REGAINING MOMENTUMSep 20, 2016
A Floyd Wickman Blog by Mike Pallin The kids are back in school, the holiday weekend is behind us, and nothing’s happening.
Just got back from vacation and I can’t seem to get restarted.
Had a big closing month, income goals already met for the year, it feels like I am coasting.
The definition of MOMENTUM is the strength or force that something has when it is moving, and the strength or force that allows something to continue or to grow stronger.
Moving forward. Growing stronger. That’s momentum. When you’ve got it going on, you move things forward and you feel strong. It is a force, like the tides, like gravity, that feels like it is propelling you. Riding the wave. Getting into the flow. Being in the zone.
Momentum is a wonderful and energizing booster rocket when you have it, and a bag of rocks when you don’t. You begin to doubt that you can ever get it back. It’s like you don’t know what to do anymore, or where to start. No energy, no desire and no clue.
If you are stuck there now or know someone who is, here’s some advice on how to regain momentum and get back on track.
First, review your goals.
If you don’t have goals, set some. As Floyd says, “Goals give you energy.” If you've already hit your goals for the year, set new ones. Make sure they are consistent with your Purpose. Make sure they are specific, measurable, attainable, something you want for you, with a time limit and visualized.

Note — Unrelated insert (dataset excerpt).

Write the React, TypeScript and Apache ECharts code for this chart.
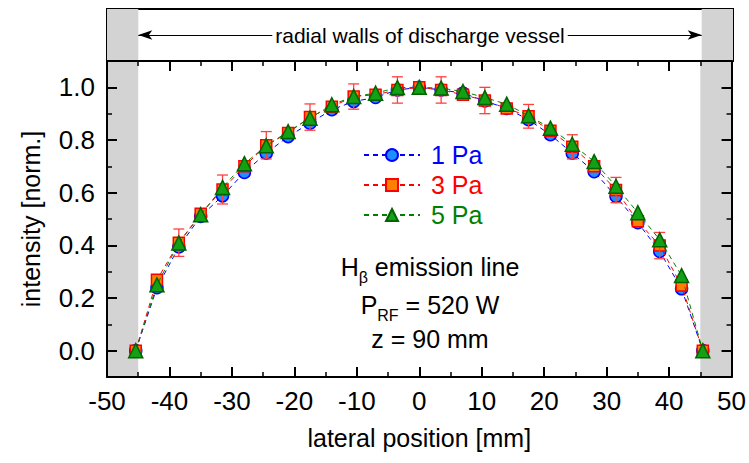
import React, { useEffect, useRef } from 'react';
import * as echarts from 'echarts';

const FONT = 'Liberation Sans, Arial, Helvetica, sans-serif';

// lateral positions [mm]
const positions = [-45.4, -42, -38.5, -35, -31.5, -28, -24.5, -21, -17.5, -14, -10.5, -7, -3.5, 0, 3.5, 7, 10.5, 14, 17.5, 21, 24.5, 28, 31.5, 35, 38.5, 42, 45.4];

const pa1 = [0, 0.239, 0.394, 0.51, 0.588, 0.677, 0.75, 0.813, 0.864, 0.915, 0.946, 0.962, 0.99, 1.0, 0.99, 0.978, 0.948, 0.92, 0.877, 0.82, 0.75, 0.68, 0.586, 0.486, 0.377, 0.235, 0];
const pa3 = [0, 0.269, 0.41, 0.52, 0.612, 0.7, 0.78, 0.827, 0.887, 0.926, 0.965, 0.972, 0.99, 1.0, 0.99, 0.972, 0.95, 0.92, 0.89, 0.835, 0.774, 0.7, 0.61, 0.491, 0.399, 0.247, 0];
const pa5 = [0, 0.25, 0.409, 0.516, 0.62, 0.71, 0.778, 0.832, 0.883, 0.934, 0.965, 0.978, 0.999, 1.0, 0.997, 0.984, 0.961, 0.936, 0.892, 0.845, 0.784, 0.718, 0.624, 0.524, 0.421, 0.285, 0];

// error bars of the 3 Pa series
const errPositions = [-38.5, -31.5, -24.5, -17.5, -10.5, -3.5, 3.5, 10.5, 17.5, 24.5, 31.5, 38.5];
const errHalf = [0.052, 0.055, 0.052, 0.05, 0.048, 0.05, 0.05, 0.05, 0.045, 0.046, 0.048, 0.05];

const yMajor = [0, 0.2, 0.4, 0.6, 0.8, 1.0];
const yMinor = [0.1, 0.3, 0.5, 0.7, 0.9];

const seriesNames = ['1 Pa', '3 Pa', '5 Pa'];
const lineColors = ['#0000ff', '#ff0000', '#008000'];

function zip(xs: number[], ys: number[]) {
  return xs.map((x, i) => [x, ys[i]]);
}

export default function App() {
  const ref = useRef<HTMLDivElement>(null);
  useEffect(() => {
    const chart = echarts.init(ref.current!, null, { renderer: 'svg' });
    const errData = errPositions.map((x, i) => {
      const idx = positions.indexOf(x);
      return [x, pa3[idx], errHalf[i]];
    });
    const axisLine = { show: true, onZero: false, lineStyle: { color: '#000', width: 2 } };
    const noLine = { show: false, onZero: false };
    const majorTick = { show: true, inside: true, length: 10, lineStyle: { color: '#000', width: 2 } };
    const minorTickAxis = { show: true, inside: true, length: 5, lineStyle: { color: '#000', width: 1.5 } };
    const dash = [5, 4];
    const option: any = {
      animation: false,
      backgroundColor: '#fff',
      textStyle: { fontFamily: FONT },
      grid: [
        { left: 107, right: 16, top: 61, height: 316 },
        { left: 107, right: 16, top: 9, height: 52, show: true, borderColor: '#000', borderWidth: 2, backgroundColor: 'transparent' },
      ],
      xAxis: [
        {
          gridIndex: 0, type: 'value', min: -50, max: 50, interval: 10, z: 10,
          axisLine, axisTick: majorTick,
          minorTick: { show: true, splitNumber: 2, length: 5, lineStyle: { color: '#000', width: 1.5 } },
          splitLine: { show: false }, minorSplitLine: { show: false },
          axisLabel: { fontSize: 26, color: '#000', margin: 11, fontFamily: FONT },
          name: 'lateral position [mm]', nameLocation: 'middle', nameGap: 48,
          nameTextStyle: { fontSize: 25, color: '#000', fontFamily: FONT },
        },
        {
          gridIndex: 0, type: 'value', position: 'top', min: -50, max: 50, interval: 10, z: 10,
          axisLine, axisTick: majorTick,
          minorTick: { show: true, splitNumber: 2, length: 5, lineStyle: { color: '#000', width: 1.5 } },
          splitLine: { show: false }, axisLabel: { show: false },
        },
        {
          gridIndex: 1, type: 'value', min: -50, max: 50, show: false,
        },
      ],
      yAxis: [
        {
          gridIndex: 0, type: 'value', position: 'left', min: -0.1, max: 1.1, z: 10,
          axisLine,
          axisTick: { ...majorTick, customValues: yMajor },
          splitLine: { show: false },
          axisLabel: { customValues: yMajor, fontSize: 26, color: '#000', margin: 12, fontFamily: FONT, formatter: (v: number) => v.toFixed(1) },
          name: 'intensity [norm.]', nameLocation: 'middle', nameGap: 64,
          nameTextStyle: { fontSize: 25, color: '#000', fontFamily: FONT },
        },
        {
          gridIndex: 0, type: 'value', position: 'left', min: -0.1, max: 1.1, z: 10,
          axisLine: noLine,
          axisTick: { ...minorTickAxis, customValues: yMinor },
          splitLine: { show: false }, axisLabel: { show: false },
        },
        {
          gridIndex: 0, type: 'value', position: 'right', min: -0.1, max: 1.1, z: 10,
          axisLine,
          axisTick: { ...majorTick, customValues: yMajor },
          splitLine: { show: false }, axisLabel: { show: false },
        },
        {
          gridIndex: 0, type: 'value', position: 'right', min: -0.1, max: 1.1, z: 10,
          axisLine: noLine,
          axisTick: { ...minorTickAxis, customValues: yMinor },
          splitLine: { show: false }, axisLabel: { show: false },
        },
        {
          gridIndex: 1, type: 'value', min: 0, max: 1, show: false,
        },
      ],
      legend: {
        orient: 'vertical', left: 363, top: 140, padding: 0, itemGap: 0,
        itemWidth: 56, itemHeight: 15,
        textStyle: { fontSize: 25, lineHeight: 30, fontFamily: FONT, padding: [0, 0, 0, 6] },
        data: seriesNames.map((n, i) => ({ name: n, textStyle: { color: lineColors[i] } })),
      },
      series: [
        {
          name: 'bands', type: 'line', xAxisIndex: 0, yAxisIndex: 0, data: [], silent: true,
          markArea: {
            silent: true, itemStyle: { color: '#d3d3d3' },
            data: [[{ xAxis: -50 }, { xAxis: -45 }], [{ xAxis: 45 }, { xAxis: 50 }]],
          },
        },
        {
          name: 'top', type: 'line', xAxisIndex: 2, yAxisIndex: 4, data: [], silent: true,
          markArea: {
            silent: true, itemStyle: { color: '#d3d3d3' },
            data: [[{ xAxis: -50 }, { xAxis: -45 }], [{ xAxis: 45 }, { xAxis: 50 }]],
          },
          markLine: {
            silent: true, symbol: ['arrow', 'arrow'], symbolSize: [7, 14],
            lineStyle: { color: '#000', width: 1.2, type: 'solid' },
            label: { show: false },
            data: [[{ coord: [-45, 0.5] }, { coord: [45, 0.5] }]],
          },
        },
        {
          name: '1 Pa', type: 'line', xAxisIndex: 0, yAxisIndex: 0, data: zip(positions, pa1),
          symbol: 'circle', symbolSize: 12,
          lineStyle: { color: '#0000ff', width: 1, type: dash },
          itemStyle: { color: '#1e8fff', borderColor: '#0000ff', borderWidth: 1.5 },
          z: 3,
        },
        {
          name: '3 Pa', type: 'line', xAxisIndex: 0, yAxisIndex: 0, data: zip(positions, pa3),
          symbol: 'rect', symbolSize: 11,
          lineStyle: { color: '#ff0000', width: 1, type: dash },
          itemStyle: { color: '#ff8000', borderColor: '#ff0000', borderWidth: 1.5 },
          z: 4,
        },
        {
          name: 'err', type: 'custom', xAxisIndex: 0, yAxisIndex: 0, data: errData,
          encode: { x: 0, y: 1 }, silent: true, z: 5,
          renderItem: (_p: any, api: any) => {
            const x = api.value(0), c = api.value(1), e = api.value(2);
            const t = api.coord([x, c + e]);
            const b = api.coord([x, c - e]);
            const hw = 5.5;
            const style = { stroke: '#ff4040', lineWidth: 1.3 };
            return {
              type: 'group',
              children: [
                { type: 'line', shape: { x1: t[0], y1: t[1], x2: b[0], y2: b[1] }, style },
                { type: 'line', shape: { x1: t[0] - hw, y1: t[1], x2: t[0] + hw, y2: t[1] }, style },
                { type: 'line', shape: { x1: b[0] - hw, y1: b[1], x2: b[0] + hw, y2: b[1] }, style },
              ],
            };
          },
        },
        {
          name: '5 Pa', type: 'line', xAxisIndex: 0, yAxisIndex: 0, data: zip(positions, pa5),
          symbol: 'triangle', symbolSize: 14,
          lineStyle: { color: '#008000', width: 1, type: dash },
          itemStyle: { color: '#14a014', borderColor: '#006400', borderWidth: 1.5 },
          z: 6,
        },
      ],
      graphic: [
        {
          type: 'text', x: 420, y: 35, z: 100,
          style: {
            text: 'radial walls of discharge vessel', fontSize: 21, fontFamily: FONT, fill: '#000',
            align: 'center', verticalAlign: 'middle', backgroundColor: '#fff', padding: [0, 3],
          },
        },
        {
          type: 'text', x: 430, y: 267, z: 100,
          style: {
            text: '{a|H}{b|β}{a| emission line}', align: 'center', verticalAlign: 'middle',
            rich: {
              a: { fontSize: 25, fontFamily: FONT, fill: '#000' },
              b: { fontSize: 16, fontFamily: FONT, fill: '#000', padding: [20, 0, 0, 0] },
            },
          },
        },
        {
          type: 'text', x: 430, y: 305, z: 100,
          style: {
            text: '{a|P}{b|RF}{a| = 520 W}', align: 'center', verticalAlign: 'middle',
            rich: {
              a: { fontSize: 25, fontFamily: FONT, fill: '#000' },
              b: { fontSize: 16, fontFamily: FONT, fill: '#000', padding: [20, 0, 0, 0] },
            },
          },
        },
        {
          type: 'text', x: 430, y: 339, z: 100,
          style: {
            text: 'z = 90 mm', fontSize: 25, fontFamily: FONT, fill: '#000',
            align: 'center', verticalAlign: 'middle',
          },
        },
      ],
    };
    chart.setOption(option);
    return () => chart.dispose();
  }, []);
  return <div ref={ref} style={{ position: 'fixed', left: 0, top: 0, width: 749, height: 463 }} />;
}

This is often the hardest step to take. It’s like getting up off the couch to go work out. But it’s necessary to clear the mental cobwebs out. At any given moment, you have the ability to choose your thoughts and to direct your thoughts. And at any given moment if you are not choosing your thoughts, then your thoughts are being chosen for you.
Reviewing your goals will redirect your thinking and reconnect you with the reasons why you do what you do. This first step to regaining momentum is all about regaining some control of your thoughts and feelings.
Then, renew your commitment.
Take your goals and convert them into activity. Use the reverse engineering formula. Start with the end in mind and work backward. For example, if you have an income goal, convert income into closings; closings into sold listings and sales; sold listings into listings obtained; listings obtained into appointments; appointments into conversations; conversations into numbers dialed. Connect a specific amount and type of daily activity with accomplishing your goal and commit to the activity.
How about just for today? Can you commit to doing one specific thing just for today? How about just for 90 minutes? Put that activity/time commitment into your SMART Week.
That’s a good start on commitment. Then take it a few steps further. Figure out a reward and also a penalty. An if you do, and an if you don’t. And burn that final bridge by going public with your commitment. Take your commitment to your Board of Directors. Or post it on facebook. Or find accountability partners.
Finally, return to the basics.
The most basic thing you can return to is your routine. Get up. Train the brain. Get to your desk. Write your Top 5. Talk to people.
That’s it. Review your goals. Renew your commitment. Return to the basics.
It takes effort. Who can forget the sight of Zig Ziglar pumping that farmhouse water pump to get the flow started? You have to pump harder to get it started than you do to keep it going once it’s started. Momentum is like that. It takes a little extra effort to break the chains of inertia and regain a trickle of momentum. But if you will do these three simple steps, a trickle turns into Niagara Falls.